We have these musician friends in Austin, Texas, who are in a band called Lady & West. In April, we were talking about how much we miss sharing songs and wine—that’s what we do when we get together. So we decided to launch a wine club you can do at home. We’re on the third “episode.” Each one revolves around three specific bottles of wine and a theme—the first was “Resilience,” then we did “Powerful Female Voices,” and now it’s “Uncharted Territories.” You tune into a Spotify playlist, where I do a voiceover about the wines and their makers. Then our friends pair each one with a song and talk about its relationship to the wine. The experience is like a sobremesa, that drawn-out part of a meal when you’re done eating and just drinking, talking, and listening to music.

The restaurant also has its popular Sunday Asado Series. Are you still doing that?

That series is anti-Covid! There’s no way to do it: people share passed food, eat with their hands. Hopefully it will come back next summer. But we’re incorporating a bit of it into Casa by offering sauces developed by chefs when they were making food for previous asados. Magnus Reid, an Australian chef from London, made a Szechuan sauce for grilled watermelon. And Alfredo Villanueva, a chef from Monterrey, Mexico, who’s the king of rice and fresh salsas, made Salsa Veracruzana. Our kitchen will prepare both using their recipes, and you can buy them at Casa.

Colonia Verde is all about providing a place where people can gather, have honest conversations, and take a break. Tell me more about how the general store and Casa relate to the idea of bringing people together outside the restaurant environment, and the role that food can play in slowing people down.

Food connects you with one another because it puts barriers down.
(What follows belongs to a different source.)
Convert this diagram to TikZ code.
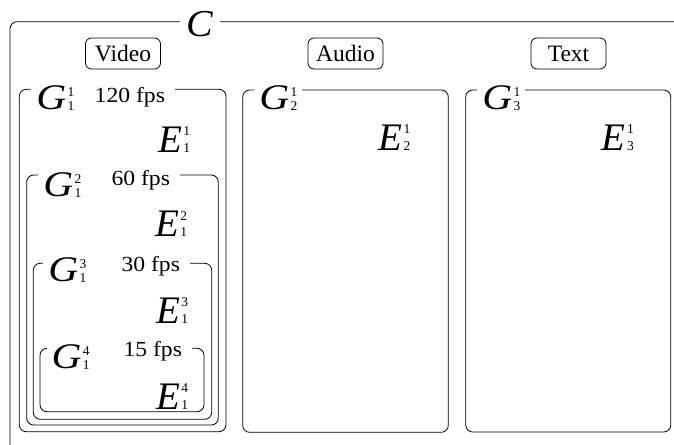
\documentclass[tikz,border=0pt]{standalone}
\usepackage{graphicx}
\usepackage{fontspec}
\setmainfont{Liberation Serif}
\newcommand{\dg}{\fontsize{13.5}{14}\selectfont}
\newcommand{\Gl}[2]{{\fontsize{36}{38}\selectfont\itshape\scalebox{1.15}[1]{G}}\kern1.5pt\rlap{\raisebox{13pt}{\dg #1}}\raisebox{-1pt}{\dg #2}}
\newcommand{\El}[2]{{\fontsize{39}{40}\selectfont\itshape E}\kern1.5pt\rlap{\raisebox{16.5pt}{\dg #1}}{\dg #2}}
\begin{document}
\begin{tikzpicture}[x=1pt,y=-1pt,line width=0.8pt,
  frame/.style={draw,rounded corners=7pt,anchor=north west,inner sep=0pt,outer sep=0pt},
  tag/.style={draw,rounded corners=6pt,minimum width=75pt,minimum height=31pt,inner sep=0pt,font=\fontsize{23.5}{25}\selectfont},
  glab/.style={fill=white,inner xsep=5pt,inner ysep=1pt,outer sep=0pt,anchor=base west},
  fpslab/.style={fill=white,inner xsep=10pt,inner ysep=2pt,outer sep=0pt,anchor=base east,font=\fontsize{21.5}{22}\selectfont},
  elab/.style={inner sep=0pt,outer sep=0pt,anchor=base west}]
\useasboundingbox (0,0) rectangle (674,444);
\clip (0,0) rectangle (674,444);
% outer frame C
\node[frame,minimum width=680pt,minimum height=430pt] (c) at (10,21.7) {};
\node[fill=white,inner xsep=7pt,inner ysep=1pt] (clab) at (200,24) {\fontsize{38}{40}\selectfont\itshape\scalebox{1.05}[1]{C}};
% modality tags
\node[tag] (video) at (123,53.5) {Video};
\node[tag] (audio) at (345.5,53.5) {Audio};
\node[tag] (text) at (568.5,53.5) {Text};
% group boxes
\node[frame,minimum width=206.7pt,minimum height=342.4pt] (g11) at (19.3,89.3) {};
\node[frame,minimum width=191.6pt,minimum height=250pt] (g12) at (26.7,175) {};
\node[frame,minimum width=178.4pt,minimum height=156pt] (g13) at (33.3,263.3) {};
\node[frame,minimum width=164pt,minimum height=63.4pt] (g14) at (40,348.3) {};
\node[frame,minimum width=205.6pt,minimum height=342.3pt] (g21) at (242.7,90) {};
\node[frame,minimum width=205pt,minimum height=342pt] (g31) at (465.7,90) {};
% fps labels
\node[fpslab] (f1) at (175,102) {\scalebox{1.1}[1]{120 fps}};
\node[fpslab] (f2) at (180,185) {\scalebox{1.1}[1]{60 fps}};
\node[fpslab] (f3) at (190,271.7) {\scalebox{1.1}[1]{30 fps}};
\node[fpslab] (f4) at (192,356) {\scalebox{1.1}[1]{15 fps}};
% G labels
\node[glab] (lg11) at (31.3,109) {\Gl{1}{1}};
\node[glab] (lg12) at (38.3,196) {\Gl{2}{1}};
\node[glab] (lg13) at (43.3,281.5) {\Gl{3}{1}};
\node[glab] (lg14) at (46.6,368) {\Gl{4}{1}};
\node[glab] (lg21) at (254.3,109.5) {\Gl{1}{2}};
\node[glab] (lg31) at (477.3,109.5) {\Gl{1}{3}};
% white gaps between G labels and fps labels
\fill[white] (lg11.east |- f1.north) rectangle (f1.south west);
\fill[white] (lg12.east |- f2.north) rectangle (f2.south west);
\fill[white] (lg13.east |- f3.north) rectangle (f3.south west);
\fill[white] (lg14.east |- f4.north) rectangle (f4.south west);
% E labels
\node[elab] (e11) at (158,152) {\El{1}{1}};
\node[elab] (e12) at (155,236.7) {\El{2}{1}};
\node[elab] (e13) at (156,323.3) {\El{3}{1}};
\node[elab] (e14) at (156,409.3) {\El{4}{1}};
\node[elab] (e21) at (378.3,150) {\El{1}{2}};
\node[elab] (e31) at (601.7,150) {\El{1}{3}};
\end{tikzpicture}
\end{document}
It democratizes everything. During a pandemic, it’s different: You have to connect at home with the people you live with. To do that, you have to go deeper. That’s the silver lining to the virus: It gives us the ability to sit around a table with people you see every day, and talk. Eating food and drinking wine naturally slows you down, so you’re able to listen to one another and forge a real connection.